With the exception of Mr. Boddy, the six central characters' faces were featured prominently on the back cover of each book, with three randomly selected to appear in an illustration created especially for the cover of each book. Books 1-4 feature the characters as they appeared in the 1986 edition of the board game. From Book 5 onwards, the character redesigns from the 1992 edition were used.

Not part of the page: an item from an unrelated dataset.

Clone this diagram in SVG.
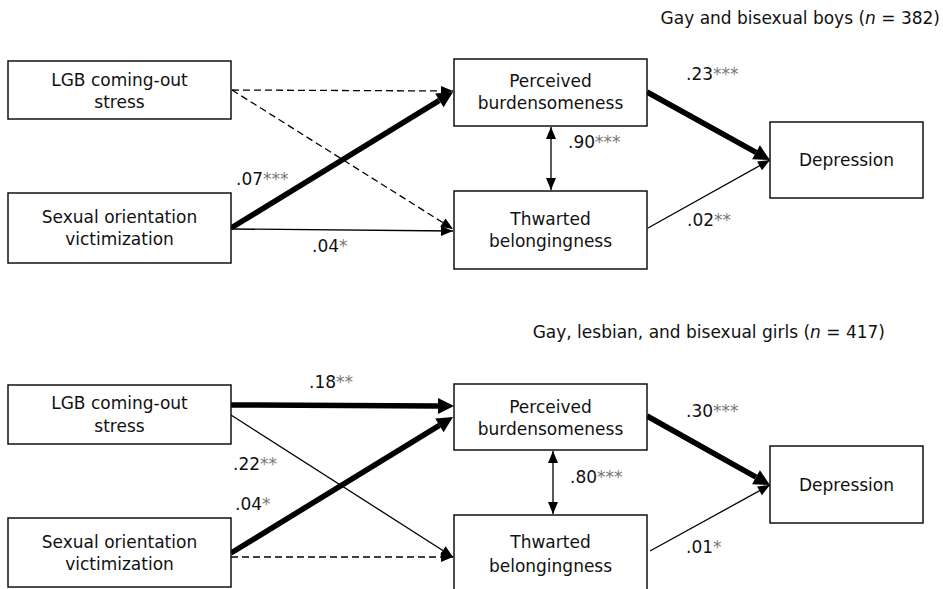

- Mr. Boddy is a wealthy philanthropist and a painfully trusting host. He collects valuable items while generously forgiving his guests for attempting to commit any crime, including theft, murdering each other and so even himself. His first name is said to be Reginald.
- Colonel Mustard is a military man with a short temper who constantly challenges the other guests to a duel (once even challenging himself). He is only shown fighting actual duels four times; three times with Mr. Green in the ballroom, library and ballroom again (The Secret Secret Passage, Midnight Phone Calls, Midnight Phone Calls) and once with Professor Plum in the dining room (The Haunted Gargoyle). His first name is said to be Martin.
- Professor Plum is an absent-minded jack-of-all-trades professor who constantly does things like steal something and forget why or create a poison and forget where he left the antidote. His first name is said to be Paul.
- Mr. Green is a businessman always interested in making easy money. He, too, has a short temper, often making threats and laughing at others' misfortunes. His first name is said to be Gerald.
- Mrs. Peacock is prim and proper, doing her best to spread social correctness amongst the other guests and scolding them when they are being rude. However, she is willing to kill or steal things to get her way.
- Miss Scarlet is a flirtatious young woman who likes to seduce, steal from, and murder people for money, revenge, etc. Her first name is said to be Charlotte.
- Mrs. White is Mr. Boddy's housekeeper and cook who constantly pretends to not take any offense to what someone said, only to immediately turn her back and scowl, thumb her nose, and do things of that nature. She will steal or kill to get herself away from housekeeping, but her plans always fail and she is forced to return as "Mr. Boddy's bitter cook". Her first name is said to be Wilhelmina.

==2003 series==

In 2003, Canadian mystery writer Vicki Cameron wrote a new set of mini-mysteries, the Clue Mysteries books, after the original author, Nigel Tappin, backed out of the project. Only two were published. Both books feature more complex storylines and vocabulary, fifteen mysteries apiece. The setting is at the fictional mansion Tudor Hall in Hampshire, Britain in 1926. The stories are formatted to be more like the game, with each mystery being about the murder of Boddy and featuring one guest conducting the entire investigation before accusing another guest of the crime.

== Clue puzzles==
In 2008, a book called "CLUE" code breaking puzzles", was released.